O presente estudo buscou analisar a participação pública buscada pela CVM – Comissão de Valores Mobiliários na edição da Resolução CVM 175/2022 como exemplo de regulação responsiva. 

Verificou-se que a participação pública desempenhou um papel fundamental no processo de elaboração da Resolução CVM 175/2022 por meio da realização de audiências públicas e da análise de contribuições. Atuando dessa forma, a CVM demonstrou seu compromisso de envolver os interesses dos regulados pela regulamentação dos fundos de investimentos e isso resultou em um ambiente regulatório mais inclusivo, transparente e legítimo, em que diferentes pontos de vista foram considerados e debatidos. 
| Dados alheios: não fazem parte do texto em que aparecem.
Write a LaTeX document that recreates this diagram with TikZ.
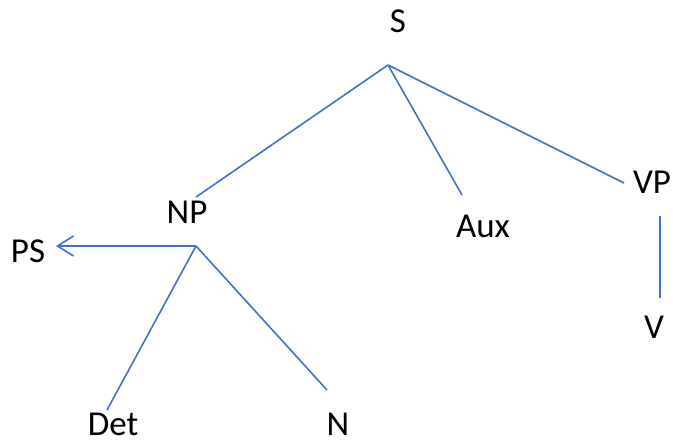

A regulação responsiva revelou-se uma alternativa eficaz para superar o debate polarizado entre a regulação estatal e a desregulação completa, de forma que a combinação de autorregulação com supervisão estatal permitiu a construção de normas regulatórias mais efetivas e adaptáveis, capazes de responder às necessidades e desafios do setor de fundos de investimentos. 

Ao adotar as recomendações da teoria da regulação responsiva, a CVM – Comissão de Valores Mobiliários reconheceu a importância da participação pública como um meio de ampliar a legitimidade e a aceitação das normas regulamentares. A inclusão dos diversos atores do mercado tem o potencial de fortalecer o processo regulatório, garantindo uma maior representatividade e levando em consideração perspectivas dos diferentes interessados. 

Por isso, no contexto da CVM – Comissão de Valores Mobiliários e da edição da Resolução CVM 175/2022, a participação pública representou mecanismo valioso para promover a eficácia regulatória e a governança do mercado de valores mobiliários, estando orientada por recomendações da teoria da regulação responsiva.